Cooler and drier conditions are on tap for this evening while a storm system brings precipitation into the area from the southwest tomorrow. Temperatures are likely to be cold enough for the threat of frozen precipitation from about the Mason-Dixon line northward during the day, and closer to the metro area if precipitation begins earlier. A Winter Weather Advisory is in effect for the northern and western suburbs from 3am tonight to noon tomorrow for the possibility of sleet or freezing rain. Meanwhile, yet another storm system will be approaching the area over the weekend.
Tonight and Tomorrow
Cooler, rain likely. Lows tonight will be 36-41° under cloudy skies. Tomorrow will be mostly cloudy with a cold rain likely (80% chance) developing from southwest to northeast by late morning, possibly beginning as sleet or freezing rain in the northern and western areas and highs 41-45°.
Scroll down for Dan's outlook through the rest of the week and a weekend peek.
Weekend Storm Outlook
"You might have even seen an accumulation map on the Internet. I think that's nuts at this point." (Howard B on WUSA-TV 9 news at noon today). Bravo, Mr. B! Speculation on the specifics of the storm expected to develop this weekend is just that at midweek: speculation. Nevertheless, the model gnomes in the basement of Momma Nature's Weather Grill are bound and determined to cook up a wintry treat (or trick, depending on your point of view) for the Mid Atlantic region from Saturday into Sunday.
The main U.S. model run this morning continues the trend of putting the DC area in the traditional transition zone between frozen and liquid precipitation. Even though there is a respectable pool of cold air anchored over eastern Canada and New England in the model forecast, temperatures in the immediate DC area would favor mostly rain. The models do have a tendency to underestimate the ability of cold air to persist near the surface in this type of situation, however, so it definitely bears continued watching.
The storm is just now coming into the sights of the shorter-range model known as the NAM, which runs out to 84 hr. (1am Sunday morning). The run from this afternoon's data was being output as this was written. It shows a much less vigorous development, but temperatures cold enough to favor frozen precipitation.
See Dan's Snow Lover's Crystal Ball below for more details on possible scenarios.
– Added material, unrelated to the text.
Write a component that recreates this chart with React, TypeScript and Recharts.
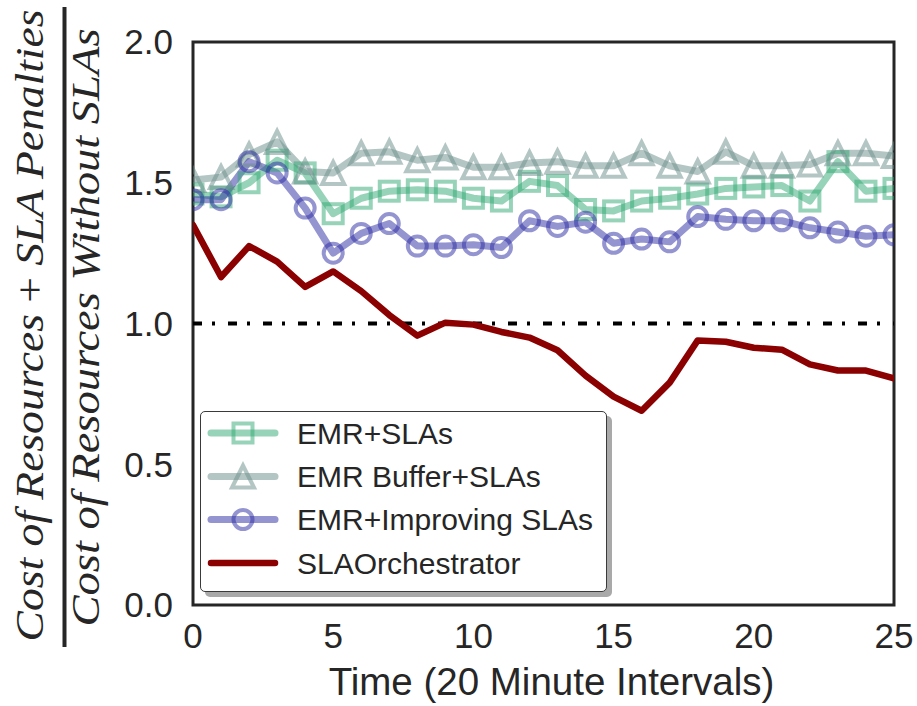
import React from "react";
import {
  LineChart,
  Line,
  XAxis,
  YAxis,
  ReferenceLine,
  ReferenceArea,
  Legend,
  Label,
} from "recharts";

// ---- data -------------------------------------------------------------
const times = [
  0, 1, 2, 3, 4, 5, 6, 7, 8, 9, 10, 11, 12, 13, 14, 15, 16, 17, 18, 19, 20,
  21, 22, 23, 24, 25,
];

const emrSlas = [
  1.46, 1.45, 1.5, 1.58, 1.535, 1.39, 1.445, 1.47, 1.475, 1.47, 1.445, 1.435,
  1.505, 1.49, 1.405, 1.4, 1.435, 1.445, 1.46, 1.48, 1.485, 1.49, 1.435, 1.575,
  1.47, 1.48,
];

const emrBuffer = [
  1.51, 1.52, 1.6, 1.645, 1.54, 1.535, 1.605, 1.61, 1.58, 1.59, 1.555, 1.555,
  1.57, 1.575, 1.56, 1.56, 1.605, 1.56, 1.54, 1.61, 1.56, 1.56, 1.565, 1.605,
  1.605, 1.595,
];

const emrImproving = [
  1.44, 1.44, 1.575, 1.535, 1.41, 1.25, 1.32, 1.355, 1.275, 1.275, 1.28, 1.27,
  1.365, 1.345, 1.36, 1.285, 1.3, 1.29, 1.38, 1.37, 1.365, 1.365, 1.34, 1.325,
  1.31, 1.315,
];

const slaOrchestrator = [
  1.35, 1.165, 1.275, 1.22, 1.13, 1.185, 1.115, 1.03, 0.957, 1.003, 0.996,
  0.97, 0.95, 0.905, 0.815, 0.74, 0.69, 0.79, 0.94, 0.935, 0.914, 0.907, 0.855,
  0.833, 0.833, 0.805,
];

const xTicks = [0, 5, 10, 15, 20, 25];
const yTicks = [0, 0.5, 1.0, 1.5, 2.0];
const baseline = 1.0;

const rows = times.map((t, i) => ({
  t,
  emrSlas: emrSlas[i],
  emrBuffer: emrBuffer[i],
  emrImproving: emrImproving[i],
  slaOrchestrator: slaOrchestrator[i],
}));

// ---- styling ----------------------------------------------------------
const INK = "#262626";
const SANS = "'Liberation Sans', Arial, sans-serif";
const SERIF = "'Liberation Serif', 'Times New Roman', serif";

type Marker = "square" | "triangle" | "circle" | "none";

const series: {
  key: string;
  name: string;
  color: string;
  width: number;
  alpha: number;
  marker: Marker;
}[] = [
  { key: "emrSlas", name: "EMR+SLAs", color: "#2fa771", width: 7, alpha: 0.5, marker: "square" },
  { key: "emrBuffer", name: "EMR Buffer+SLAs", color: "#698d89", width: 7, alpha: 0.5, marker: "triangle" },
  { key: "emrImproving", name: "EMR+Improving SLAs", color: "#2929a1", width: 7, alpha: 0.5, marker: "circle" },
  { key: "slaOrchestrator", name: "SLAOrchestrator", color: "#8b0000", width: 6.5, alpha: 1, marker: "none" },
];

function markerShape(kind: Marker, cx: number, cy: number, color: string, alpha: number, key?: React.Key) {
  const common = {
    fill: "none",
    stroke: color,
    strokeWidth: 4,
    strokeOpacity: alpha,
  };
  if (kind === "square") {
    return <rect key={key} x={cx - 9.5} y={cy - 9.5} width={19} height={19} {...common} />;
  }
  if (kind === "circle") {
    return <circle key={key} cx={cx} cy={cy} r={9.5} {...common} />;
  }
  if (kind === "triangle") {
    const s = 11;
    return (
      <polygon
        key={key}
        points={`${cx},${cy - s} ${cx - s},${cy + s} ${cx + s},${cy + s}`}
        strokeLinejoin="miter"
        {...common}
      />
    );
  }
  return null;
}

function dotFor(s: (typeof series)[number]) {
  if (s.marker === "none") return false;
  return (p: any) => markerShape(s.marker, p.cx, p.cy, s.color, s.alpha, `${s.key}-${p.index}`);
}

// ---- legend -----------------------------------------------------------
function LegendBox() {
  const rowY = [21, 64.5, 107.5, 151];
  return (
    <div
      style={{
        width: 405,
        height: 179,
        border: "1px solid #3a3a3a",
        borderRadius: 5,
        background: "#fff",
        boxShadow: "5px 5px 0 #a9a9a9",
      }}
    >
      <svg width={405} height={179} style={{ display: "block" }}>
        {series.map((s, i) => (
          <g key={s.key}>
            <line
              x1={10}
              x2={74}
              y1={rowY[i]}
              y2={rowY[i]}
              stroke={s.color}
              strokeOpacity={s.alpha}
              strokeWidth={s.width}
              strokeLinecap="round"
            />
            {markerShape(s.marker, 42, rowY[i], s.color, s.alpha)}
            <text
              x={96}
              y={rowY[i]}
              dominantBaseline="central"
              fontFamily={SANS}
              fontSize={30}
              fill={INK}
            >
              {s.name}
            </text>
          </g>
        ))}
      </svg>
    </div>
  );
}

// ---- axis labels ------------------------------------------------------
function YFraction() {
  const base = {
    fontFamily: SERIF,
    fontStyle: "italic" as const,
    fontSize: 41,
    fill: INK,
    textAnchor: "middle" as const,
    lengthAdjust: "spacingAndGlyphs" as const,
  };
  return (
    <g>
      <text transform="translate(43, 325.5) rotate(-90)" textLength={632} {...base}>
        Cost of Resources
        <tspan fontStyle="normal"> + </tspan>
        SLA Penalties
      </text>
      <rect x={62.5} y={7} width={4} height={640} fill={INK} />
      <text transform="translate(99, 327.5) rotate(-90)" textLength={598} {...base}>
        Cost of Resources Without SLAs
      </text>
    </g>
  );
}

function XTitle(props: any) {
  const vb = props.viewBox || { x: 193, y: 605, width: 701 };
  return (
    <text
      x={vb.x + vb.width / 2 + 8}
      y={vb.y + 90}
      textAnchor="middle"
      fontFamily={SANS}
      fontSize={38.5}
      fill={INK}
    >
      Time (20 Minute Intervals)
    </text>
  );
}

export default function App() {
  const tickStyle = { fontSize: 35, fill: INK, fontFamily: SANS };
  return (
    <div
      style={{
        position: "absolute",
        left: 0,
        top: 0,
        width: 917,
        height: 706,
        background: "#fff",
      }}
    >
      <LineChart
        width={917}
        height={706}
        data={rows}
        margin={{ top: 42, right: 23, bottom: 0, left: 0 }}
      >
        <XAxis
          dataKey="t"
          type="number"
          domain={[0, 25]}
          ticks={xTicks}
          interval={0}
          height={101}
          axisLine={false}
          tickLine={false}
          tickSize={0}
          tickMargin={18}
          tick={tickStyle}
          allowDataOverflow
        >
          <Label content={XTitle} />
        </XAxis>
        <YAxis
          type="number"
          domain={[0, 2]}
          ticks={yTicks}
          interval={0}
          width={193}
          axisLine={false}
          tickLine={false}
          tickSize={0}
          tickMargin={20}
          tick={tickStyle}
          tickFormatter={(v: number) => v.toFixed(1)}
          allowDataOverflow
        >
          <Label content={() => <YFraction />} />
        </YAxis>
        <ReferenceLine
          y={baseline}
          stroke="#000"
          strokeWidth={4}
          strokeDasharray="9 10 3 13"
        />
        {series.map((s) => (
          <Line
            key={s.key}
            dataKey={s.key}
            name={s.name}
            stroke={s.color}
            strokeOpacity={s.alpha}
            strokeWidth={s.width}
            strokeLinejoin="round"
            strokeLinecap="round"
            dot={dotFor(s)}
            activeDot={false}
            isAnimationActive={false}
          />
        ))}
        <ReferenceArea
          x1={0}
          x2={25}
          y1={0}
          y2={2}
          fill="none"
          fillOpacity={0}
          stroke={INK}
          strokeWidth={3}
        />
        <Legend
          layout="horizontal"
          verticalAlign="middle"
          align="center"
          content={() => <LegendBox />}
          wrapperStyle={{ left: 200, top: 411, width: 407, height: 181 }}
        />
      </LineChart>
    </div>
  );
}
The RealClimate blog is reporting near real-time from the Fall Meeting of the American Geophysical Union (AGU) currently underway in San Francisco. The latest post a few hours ago covers the extension of the Antarctic ice core CO2 record back to 800,000 years ago. As noted on Monday, the lecture "Abrupt Climate Change and Our Future" is available via webcast at 9:15pm Washington time tonight.